Glencore International PLC is in advanced talks with two Canadian companies to launch a joint bid for Viterra Inc. , the Toronto-listed grain trader now at the centre of a takeover battle.
The London-listed commodities trading house is preparing a bid with Agrium Inc. , a fertilizer producer, and Richardson International, a privately owned grain trader. A formal offer is expected as soon as early next week, industry executives said.
New York-listed grain traders Archer-Daniels-Midland Co. and Bunge Ltd. are also planning to bid for Viterra, industry executives said. However, Cargill Inc., the world's biggest food commodities trader, does not plan to bid. ADM is seen as the top rival to Glencore, executives said.
Swiss-based Glencore's attempt to expand in agriculture comes as Ivan Glasenberg, chief executive officer, is trying to merge his trading house with Xstrata PLC, the London-listed miner, to create a $90-billion (U.S.) natural resources champion.
Viterra said on Thursday it had started a formal sale process, providing potential bidders wanting to carry out due diligence with access to its financial information. The company said it was aware of speculation of interest at $16 (Canadian) a share, although it said "there can be no assurance that a transaction will occur" or at what price.
Viterra shares jumped 9 per cent after the announcement to $16.07, valuing it at more than $5.5-billion (U.S.). The shares have risen more than 45 per cent since the grain trader disclosed on Friday it had been approached.
The price tag would remain a challenge for the bidders because leading shareholders are asking for $15 (Canadian) to $19. Amit Wadhwaney, at Third Avenue Management, the third-largest shareholder in Viterra, said a deal would be only possible in the "high teens."
The interest on Viterra comes as the lucrative Canadian grain market, one of the largest globally, opens to private sector competition for the first time since the Second World War.
The end of the monopoly of the Canadian Wheat Board is set to boost the profitability of the commercial traders. The CWB, with sales of $5.1-billion (U.S.) in 2010, has had exclusivity in the marketing of wheat and barley from the prairie provinces of western Canada since 1942. But the ruling Conservative government introduced legislation late last year to end the monopoly by August.
Glencore is planning with its partners to split Viterra into three parts, with the trading house taking the grain business, Agrium buying the retail fertilizer business and Richardson taking over the food processing business.

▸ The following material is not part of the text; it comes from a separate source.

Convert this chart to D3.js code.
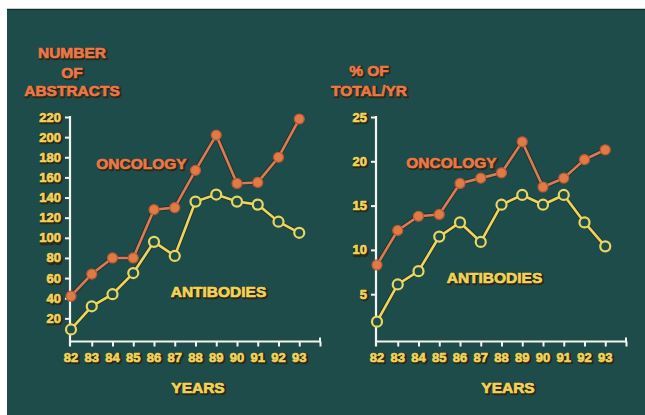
<!DOCTYPE html>
<html><head><meta charset="utf-8">
<script src="https://cdn.jsdelivr.net/npm/d3@7/dist/d3.min.js"></script>
<style>
html,body{margin:0;padding:0;background:#fff;}
svg{display:block;}
text{font-family:"Liberation Sans",Arial,sans-serif;font-weight:bold;}
</style></head>
<body>
<script>
const years = [82,83,84,85,86,87,88,89,90,91,92,93];
const axisYears = [82,83,84,85,86,87,88,89,90,91,92,93,94];
const abstractsOncology = [42,64,80,80,128,130,167,202,154,155,180,218];
const abstractsAntibodies = [9,32,44,65,96,82,136,143,136,133,116,105];
const pctOncology = [8.3,12.2,13.8,14.0,17.5,18.1,18.7,22.2,17.1,18.1,20.2,21.3];
const pctAntibodies = [1.9,6.1,7.6,11.5,13.1,10.9,15.1,16.2,15.1,16.2,13.1,10.4];
const leftTicks = [20,40,60,80,100,120,140,160,180,200,220];
const rightTicks = [5,10,15,20,25];
const leftTitle = ["NUMBER","OF","ABSTRACTS"];
const rightTitle = ["% OF","TOTAL/YR"];

const W=645,H=415;
const BG="#1e4c4a", ORANGE="#d97a58", ORANGE_FILL="#e27a45", YELLOW="#ead660", LABEL_ORANGE="#e8784a", TICK_YELLOW="#f0d35a", DARK="#2a2a18";

const svg=d3.select("body").append("svg").attr("width",W).attr("height",H);
svg.append("rect").attr("x",0).attr("y",0).attr("width",W).attr("height",H).attr("fill","#fff");
svg.append("rect").attr("x",7).attr("y",9).attr("width",W-7).attr("height",H-9).attr("fill",BG);
svg.append("line").attr("x1",7).attr("x2",W).attr("y1",9.5).attr("y2",9.5).attr("stroke","#143432").attr("stroke-width",1.5);

function txt(g,x,y,s,size,color,anchor){
  g.append("text").attr("x",x+1.2).attr("y",y+1.2).attr("font-size",size).attr("text-anchor",anchor)
    .attr("fill",DARK).attr("stroke",DARK).attr("stroke-width",2.4).attr("stroke-linejoin","round").text(s);
  g.append("text").attr("x",x).attr("y",y).attr("font-size",size).attr("text-anchor",anchor)
    .attr("fill",color).attr("stroke",color).attr("stroke-width",0.7).attr("stroke-linejoin","round").text(s);
}

function panel(cfg){
  const g=svg.append("g");
  const x=d3.scaleLinear().domain([82,94]).range([cfg.x0,cfg.x0+12*20.75]);
  const y=d3.scaleLinear().domain([0,cfg.max]).range([338.5,117]);
  const axisY=341.5, axisX=cfg.axisX;
  const ya=g.append("g").attr("transform",`translate(${axisX},0)`)
    .call(d3.axisLeft(y).tickValues(cfg.ticks).tickSize(5).tickFormat(""));
  ya.select(".domain").remove();
  ya.selectAll("line").attr("stroke","#f4f4ee").attr("stroke-width",2);
  g.append("line").attr("x1",axisX).attr("x2",axisX).attr("y1",y(cfg.max)-1).attr("y2",axisY+5)
    .attr("stroke","#f4f4ee").attr("stroke-width",2.2);
  const xa=g.append("g").attr("transform",`translate(0,${axisY})`)
    .call(d3.axisBottom(x).tickValues(axisYears.slice(1)).tickSize(5).tickFormat(""));
  xa.select(".domain").remove();
  xa.selectAll("line").attr("stroke","#f4f4ee").attr("stroke-width",2);
  g.append("line").attr("x1",axisX-1).attr("x2",x(94)+1).attr("y1",axisY).attr("y2",axisY)
    .attr("stroke","#f4f4ee").attr("stroke-width",2.2);
  g.append("line").attr("x1",x(94)).attr("x2",x(94)).attr("y1",axisY-4).attr("y2",axisY+1)
    .attr("stroke","#f4f4ee").attr("stroke-width",2);
  cfg.ticks.forEach(t=>txt(g,axisX-9,y(t)+4.5,String(t),13,TICK_YELLOW,"end"));
  years.forEach(t=>txt(g,x(t),362,String(t),13,TICK_YELLOW,"middle"));
  cfg.title.forEach((s,i)=>txt(g,cfg.titleX,cfg.titleY[i],s,15.5,LABEL_ORANGE,"middle"));
  const line=d3.line().x((d,i)=>x(years[i])).y(d=>y(d));
  [[cfg.anti,YELLOW,false],[cfg.onc,ORANGE,true]].forEach(([data,col,filled])=>{
    g.append("path").datum(data).attr("d",line).attr("fill","none").attr("stroke",DARK).attr("stroke-width",4.5).attr("stroke-opacity",0.7);
    g.append("path").datum(data).attr("d",line).attr("fill","none").attr("stroke",col).attr("stroke-width",2.6);
    g.selectAll(null).data(data).enter().append("circle")
      .attr("cx",(d,i)=>x(years[i])).attr("cy",d=>y(d)).attr("r",5)
      .attr("fill",filled?ORANGE_FILL:BG).attr("stroke",filled?"#b85a35":col).attr("stroke-width",filled?1.2:2.2);
  });
  txt(g,cfg.oncLabel[0],cfg.oncLabel[1],"ONCOLOGY",15.5,LABEL_ORANGE,"middle");
  txt(g,cfg.antiLabel[0],cfg.antiLabel[1],"ANTIBODIES",15.5,TICK_YELLOW,"middle");
  txt(g,cfg.yearsX,393,"YEARS",15.5,TICK_YELLOW,"middle");
}

panel({x0:71,axisX:70,max:220,ticks:leftTicks,onc:abstractsOncology,anti:abstractsAntibodies,
  title:leftTitle,titleX:72,titleY:[58,77.5,96],oncLabel:[141.5,168.5],antiLabel:[218.5,296.5],yearsX:198});
panel({x0:377,axisX:376,max:25,ticks:rightTicks,onc:pctOncology,anti:pctAntibodies,
  title:rightTitle,titleX:369,titleY:[76,96],oncLabel:[451.5,168],antiLabel:[494.5,283],yearsX:508});
</script>
</body></html>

Mr. Glasenberg met investors in the U.S. and made no secret of his desire to bulk up Glencore's business in asset-heavy agriculture trading in North America. However, people who met Mr. Glasenberg in New York suggested that Glencore had limited interest in retail assets.
Glencore would also be likely to sell Viterra's stake in the Medicine Hat fertilizer complex, the people added, with its partner CF Industries seen as a likely buyer for the stake. Viterra owns 34 per cent of Canadian Fertilizers Ltd., which built the Medicine Hat plant in the 1970s, while CF Industries holds 66 per cent.
Glencore, Viterra, Bunge, ADM and Cargill declined to comment. Agrium and Richardson did not immediately return calls seeking comment.